Luther’s message was basically: “You cannot do nothing at all to make God love you, to earn his favor, to merit your salvation. You do not justify yourself. God justifies you by applying to your record the perfect life of Jesus. You can’t suffer enough to atone for your sins. God atones for your sins by applying to you the suffering of Jesus—the very proof that God loves you.”
At first we feel liberated by this news and say “Amen.” But then we proceed to think, act, and feel as though we must impress God with our good deeds rather than allow our service to our neighbor to be energized by God’s love for us. And so we have to hear it again.
The gospel that Luther recovered is not complex or easy. It’s simple and hard.
4. Luther talked about farts. A Lot.
Even with the Headmaster gone, the only quote I found that I could share with my colleagues in staff devotions on this topic was this one:
“Almost every night when I wake up the devil is there and wants to dispute with me. I have come to this conclusion: When argument doesn’t help, I instantly chase him away with a fart.”
It’s good to know that a world-changing theologian not only talked about farts around his kids and his congregation, but frequently talked about farts in his voluminous published theological writings.

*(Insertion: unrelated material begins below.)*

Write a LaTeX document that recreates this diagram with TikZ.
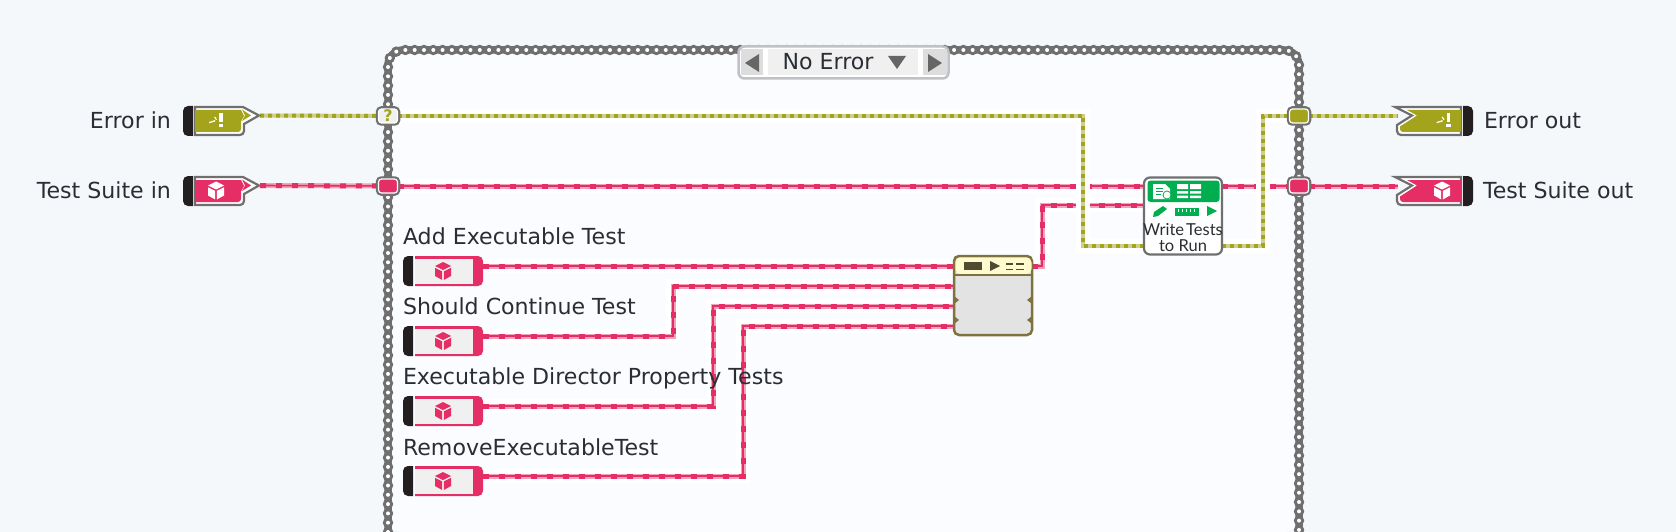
\documentclass[tikz,border=0pt]{standalone}
\usepackage{fontspec}
\setmainfont{DejaVu Sans}
\newfontfamily\iconfont{Lato}
\usetikzlibrary{backgrounds}
\definecolor{pagebg}{HTML}{F5F8FB}
\definecolor{casebg}{HTML}{FBFCFF}
\definecolor{framegray}{HTML}{6F6F6F}
\definecolor{inkdark}{HTML}{2A2E33}
\definecolor{capblack}{HTML}{231F20}
\definecolor{errolive}{HTML}{A3A31C}
\definecolor{errlight}{HTML}{CDCF90}
\definecolor{suitepink}{HTML}{E52E65}
\definecolor{suitelight}{HTML}{F3A3BB}
\definecolor{panelgray}{HTML}{F0F0F0}
\definecolor{selborder}{HTML}{BEC1C5}
\definecolor{vigreen}{HTML}{00AE4F}
\definecolor{mergeedge}{HTML}{7D7240}
\definecolor{mergehead}{HTML}{FFFBCF}
\definecolor{mergeink}{HTML}{4F4B33}
\newcommand{\tightword}{\spaceskip=2pt\relax}
\tikzset{
  pics/cubeicon/.style={code={
    \fill[#1] (0,-9) -- (8,-5) -- (0,-1) -- (-8,-5) -- cycle;
    \fill[#1] (-8,-3.2) -- (-0.8,0.4) -- (-0.8,9) -- (-8,5) -- cycle;
    \fill[#1] (8,-3.2) -- (0.8,0.4) -- (0.8,9) -- (8,5) -- cycle;
  }},
  pics/erricon/.style={code={
    \fill[white] (-1.8,-7) rectangle (1.8,2.5);
    \fill[white] (-2.2,4.2) rectangle (2.2,7);
    \fill[white] (-12,2) -- (-6,0) -- (-6,1.6) -- (-12,3.2) -- cycle;
    \fill[white] (-7,-3) -- (-5.4,-3) -- (-4,0) -- (-5,0) -- cycle;
  }},
  pics/ctlin/.style={code={
    \fill[capblack] (10,0) [rounded corners=5] -- (0,0) -- (0,30) [sharp corners] -- (10,30) -- cycle;
    \draw[framegray,line width=2.2,fill=white] (12,1) -- (60,1) -- (76,9.5) -- (61,18) [rounded corners=4] -- (61,29) [sharp corners] -- (12,29) -- cycle;
    \fill[#1] (12,4) -- (58,4) -- (61,10) -- (58,15.5) [rounded corners=3] -- (58,26) [sharp corners] -- (12,26) -- cycle;
    \fill[#1] (59,3.5) -- (68,9.5) -- (59,15) -- (62,9.5) -- cycle;
    \coordinate (-tip) at (77,9.5);
  }},
  pics/ctlout/.style={code={
    \fill[capblack] (68,0) [rounded corners=5] -- (78,0) -- (78,30) [sharp corners] -- (68,30) -- cycle;
    \draw[framegray,line width=2.2,fill=white] (66,1) -- (0,1) -- (17,9.5) -- (2,19) [rounded corners=4] -- (2,29) [sharp corners] -- (66,29) -- cycle;
    \fill[#1] (66,4) -- (12,4) -- (22,9.5) -- (5,20.5) [rounded corners=3] -- (5,26) [sharp corners] -- (66,26) -- cycle;
    \coordinate (-tip) at (3,10);
  }},
  pics/ctlconst/.style={code={
    \fill[capblack] (10,0) [rounded corners=5] -- (0,0) -- (0,30) [sharp corners] -- (10,30) -- cycle;
    \fill[suitepink] (12,0) [rounded corners=5] -- (80,0) -- (80,30) [sharp corners] -- (12,30) -- cycle;
    \fill[panelgray] (12,2.5) rectangle (70,27.5);
    \coordinate (-tip) at (80,10);
  }},
}
\begin{document}
\begin{tikzpicture}
  [x=1pt,y=-1pt,every node/.style={inner sep=0pt,outer sep=0pt},
   lbl/.style={font=\fontsize{22.1}{27}\selectfont,text=inkdark,anchor=base west},
   tunnel/.style={rectangle,rounded corners=3,minimum width=19,minimum height=14,draw=white,line width=1.2,fill=#1,
     preaction={draw=framegray,line width=5.5}},
   pinkwire/.style={draw=suitelight,line width=5,postaction={draw=suitepink,line width=1.6},
     postaction={draw=suitepink,line width=5,dash pattern=on 6pt off 10pt}},
   olivewire/.style={draw=errlight,line width=4,postaction={draw=errolive,line width=4,dash pattern=on 4pt off 4pt}},
   halo/.style={preaction={draw=white,line width=14}}]
 \useasboundingbox (0,0) rectangle (1676,532);

 % indicators on the left
 \node (errinlbl)[lbl,anchor=base east] at (171,129) {Error in};
 \node (tsinlbl)[lbl,anchor=base east] at (171,198) {Test Suite in};
 \pic (errin) at (183,106) {ctlin=errolive};
 \pic (tsin) at (183,176) {ctlin=suitepink};
 \pic at (221,120) {erricon};
 \pic at (216,190.5) {cubeicon=white};

 % indicators on the right
 \node (erroutlbl)[lbl] at (1484,129) {Error out};
 \node (tsoutlbl)[lbl] at (1483,198) {Test Suite out};
 \pic (errout) at (1395,106) {ctlout=errolive};
 \pic (tsout) at (1395,176) {ctlout=suitepink};
 \pic at (1448.5,120) {erricon};
 \pic at (1442,190.5) {cubeicon=white};

 % tunnels
 \node (errtun)[tunnel=panelgray,font=\bfseries\fontsize{16}{16}\selectfont,text=errolive] at (388,116) {?};
 \node (tsintun)[tunnel=suitepink] at (388,186) {};
 \node (errouttun)[tunnel=errolive] at (1299,116) {};
 \node (tsouttun)[tunnel=suitepink] at (1299,186) {};

 % case selector
 \node (selbox)[rectangle,rounded corners=6,draw=selborder,line width=2.5,fill=white,minimum width=210,minimum height=32] at (843.5,62.5) {};
 \node (selprev)[rectangle,fill=panelgray!92!black,minimum width=22,minimum height=26] at (752,62.5) {};
 \node (selnext)[rectangle,fill=panelgray!92!black,minimum width=24,minimum height=26] at (935,62.5) {};
 \node (selmid)[rectangle,fill=panelgray,minimum width=150,minimum height=26] at (843,62.5) {};
 \node (sellbl)[font=\fontsize{22.1}{27}\selectfont,text=inkdark] at (828,62) {No Error};
 \fill[black!60] (745,63) -- (759,54) -- (759,72) -- cycle;
 \fill[black!60] (928,54) -- (942,63) -- (928,72) -- cycle;
 \fill[black!60] (888,56) -- (906,56) -- (897,69) -- cycle;

 % constants
 \node (addlbl)[lbl] at (403,244) {Add Executable Test};
 \node (contlbl)[lbl] at (403,314) {Should Continue Test};
 \node (dirlbl)[lbl] at (403,384) {Executable Director Property Tests};
 \node (remlbl)[lbl] at (403,455) {RemoveExecutableTest};
 \foreach \nm/\ypos in {add/256,cont/326,dir/396,rem/466}{
   \pic (\nm) at (403,\ypos) {ctlconst};
   \pic at (443,\ypos+15) {cubeicon=suitepink};
 }

 % merge block
 \node (merge)[rectangle,rounded corners=5,draw=mergeedge,line width=2.5,fill=black!11,minimum width=78,minimum height=79,anchor=north west] at (954,256) {};
 \fill[mergehead,rounded corners=5] (955.5,257.5) -- (1031.5,257.5) -- (1031.5,274) -- (955.5,274) -- cycle;
 \draw[mergeedge,line width=2.5] (954,275) -- (1032,275);
 \fill[mergeink] (964,262) rectangle (982,270);
 \fill[mergeink] (990,261) -- (1000,266) -- (990,271) -- cycle;
 \foreach \ypos in {263,268.5}{
   \fill[mergeink] (1006,\ypos) rectangle (1013,\ypos+1.8);
   \fill[mergeink] (1016,\ypos) rectangle (1024,\ypos+1.8);
 }
 \foreach \ypos in {300,320}{
   \fill[mergeedge] (954,\ypos-4) -- (959,\ypos) -- (954,\ypos+4) -- cycle;
   \fill[mergeedge] (1032,\ypos-4) -- (1027,\ypos) -- (1032,\ypos+4) -- cycle;
 }

 % write tests block
 \node (wtr)[rectangle,rounded corners=6,draw=framegray,line width=2.2,fill=white,minimum width=78,minimum height=77,anchor=north west] at (1144,177.5) {};
 \fill[vigreen,rounded corners=3] (1147.5,180.5) -- (1219.5,180.5) -- (1219.5,202) -- (1147.5,202) -- cycle;
 \fill[white] (1153,184) -- (1165,184) -- (1170,189) -- (1170,199) -- (1153,199) -- cycle;
 \draw[vigreen,line width=1] (1156,188) -- (1163,188) (1156,191) -- (1163,191) (1156,194) -- (1161,194);
 \draw[vigreen,fill=white,line width=.8] (1167,195) circle (4);
 \fill[white] (1177,184) rectangle (1188,189) (1190,184) rectangle (1201,189)
   (1177,191) rectangle (1188,193.5) (1190,191) rectangle (1201,193.5)
   (1177,195.5) rectangle (1188,198) (1190,195.5) rectangle (1201,198);
 \fill[vigreen] (1153,217) -- (1154,212) -- (1163,206) -- (1167,209) -- (1158,216) -- cycle;
 \fill[vigreen] (1175,208) rectangle (1199,216);
 \foreach \xpos in {1178,1182,1186,1190,1194}
   \draw[white,line width=.7] (\xpos,208.5) -- (\xpos,212);
 \fill[vigreen] (1207,206) -- (1217,211) -- (1207,216) -- cycle;
 \node (wtrlbl)[align=center,font=\iconfont\fontsize{16.5}{16}\selectfont,text=inkdark] at (1183,238) {\tightword Write Tests\\to Run};

 % wire ends
 \coordinate (wtrA) at (1143,186);
 \coordinate (wtrB) at (1143,205);
 \coordinate (wtrE) at (1143,246);
 \coordinate (wtrC) at (1222,186);
 \coordinate (wtrF) at (1222,246);
 \coordinate (mergeA) at (954,266);
 \coordinate (mergeB) at (954,286);
 \coordinate (mergeC) at (954,306);
 \coordinate (mergeD) at (954,326);
 \coordinate (mergeR) at (1032,266);
 \coordinate (viaB) at (673,310);
 \coordinate (viaC) at (713,350);
 \coordinate (viaD) at (743,400);
 \coordinate (viaR) at (1042,235);
 \coordinate (viaE) at (1083,180);
 \coordinate (viaF) at (1263,180);

 \begin{scope}[on background layer]
 \fill[pagebg] (0,0) rectangle (1676,532);
 \fill[casebg,rounded corners=15] (388,532) -- (388,50) -- (1299,50) -- (1299,532) -- cycle;
 % chain of the case frame
 \draw[framegray,line width=7.5,rounded corners=15] (388,532) -- (388,50) -- (1299,50) -- (1299,532);
 \draw[framegray,line width=10.5,line cap=round,dash pattern=on 0pt off 9.3pt,rounded corners=15] (388,532) -- (388,50) -- (1299,50) -- (1299,532);
 \draw[white,line width=4,line cap=round,dash pattern=on 0pt off 9.3pt,rounded corners=15] (388,532) -- (388,50) -- (1299,50) -- (1299,532);

 \foreach \from/\to in {errin-tip/errtun,errouttun/errout-tip}
    \draw[olivewire] (\from) -- (\to);
 \foreach \from/\to in {tsin-tip/tsintun,tsouttun/tsout-tip}
    \draw[pinkwire] (\from) -- (\to);
 \foreach \from/\to in {tsintun/wtrA,wtrC/tsouttun,add-tip/mergeA}
    \draw[pinkwire,halo] (\from) -- (\to);
 \foreach \from/\via/\to in {cont-tip/viaB/mergeB,dir-tip/viaC/mergeC,rem-tip/viaD/mergeD,mergeR/viaR/wtrB}
    \draw[pinkwire,halo] (\from) -| (\via) |- (\to);
 \foreach \from/\via/\to in {errtun/viaE/wtrE,wtrF/viaF/errouttun}
    \draw[olivewire,halo] (\from) -| (\via) |- (\to);
 \end{scope}
\end{tikzpicture}
\end{document}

3. Luther was a practical theologian.
I grew up on Luther’s Small Catechism. Answers in the catechism about a point of doctrine are followed up with another question: What does this mean? And every answer to that follow-up question started with “We should fear, love, and trust God so that we …”
In other words, Luther recognized that the gospel finds its home in our hearts, in our affections, in our emotions, in our countenances, in our dispositions: not just in our brains, but in the most human and touchy-feely parts of who we are as people.
This or that biblical truth is true, and it means that we should fear God, love God, trust God. In other words, every truth from the Bible calls for an “amen” not just in our thoughts, not just in our words, but in our feels.
Any truth that’s worth believing belongs in your gut, Luther catechizes us: you must let it shape your fears, loves, and trust in ways that make you more human and thus more like Jesus at the core of your being.
2. Luther suffered physically, mentally, and spiritually, but savored and treasured the simple, good gifts of God.
One of the reasons Luther talked about farts and in general had such a potty mouth is because he spent so much time on the potty. He suffered his whole life from constipation. How bad was his case? Well, in 2004, German archeologists discovered the toilet on which Luther wrote the 95 theses. 95. Great find!
But he also suffered spiritual slumps and depression both before and after his discovery of the gospel. Knowing the gospel, and even believing it, doesn’t necessarily cure spiritual slumps. Neither does it automatically cure depression. We can grow in our fear, love, and trust of God even while we are in a dark night of the soul.
But despite all these ailments, Luther was known as a jolly fellow who loved simple things: a good pair of shoes sold at a fair price; a good stein of beer with a few buddies; a good carafe of Corsican wine; a good laugh; a good meal.
Luther was a model receiver of God’s good and simple gifts. He knew that they were from his loving Heavenly Father, who loves to give good gifts—both simple and profound—to his children. And he was thankful for the gifts and for the neighbors that worked hard and skillfully to bring them into being.
1. Luther shows us that, when all is said and done, it’s all about Jesus.
Let’s end with this prayer of Luther’s, meditating on how astounding it is to be called a brother of Jesus.
O gracious God, I am fully aware that I am unworthy. I deserve to be a brother of Satan and not of Christ. But Christ, your dear Son died and rose for me. I am his brother. He earnestly desires that I should believe in him, without doubt and fear.I need no longer regard myself as unworthy and full of sin. For this I love and thank him from my heart. Praise be to the faithful Savior, for he is so gracious and merciful as are you and the Holy Spirit in eternity. Amen.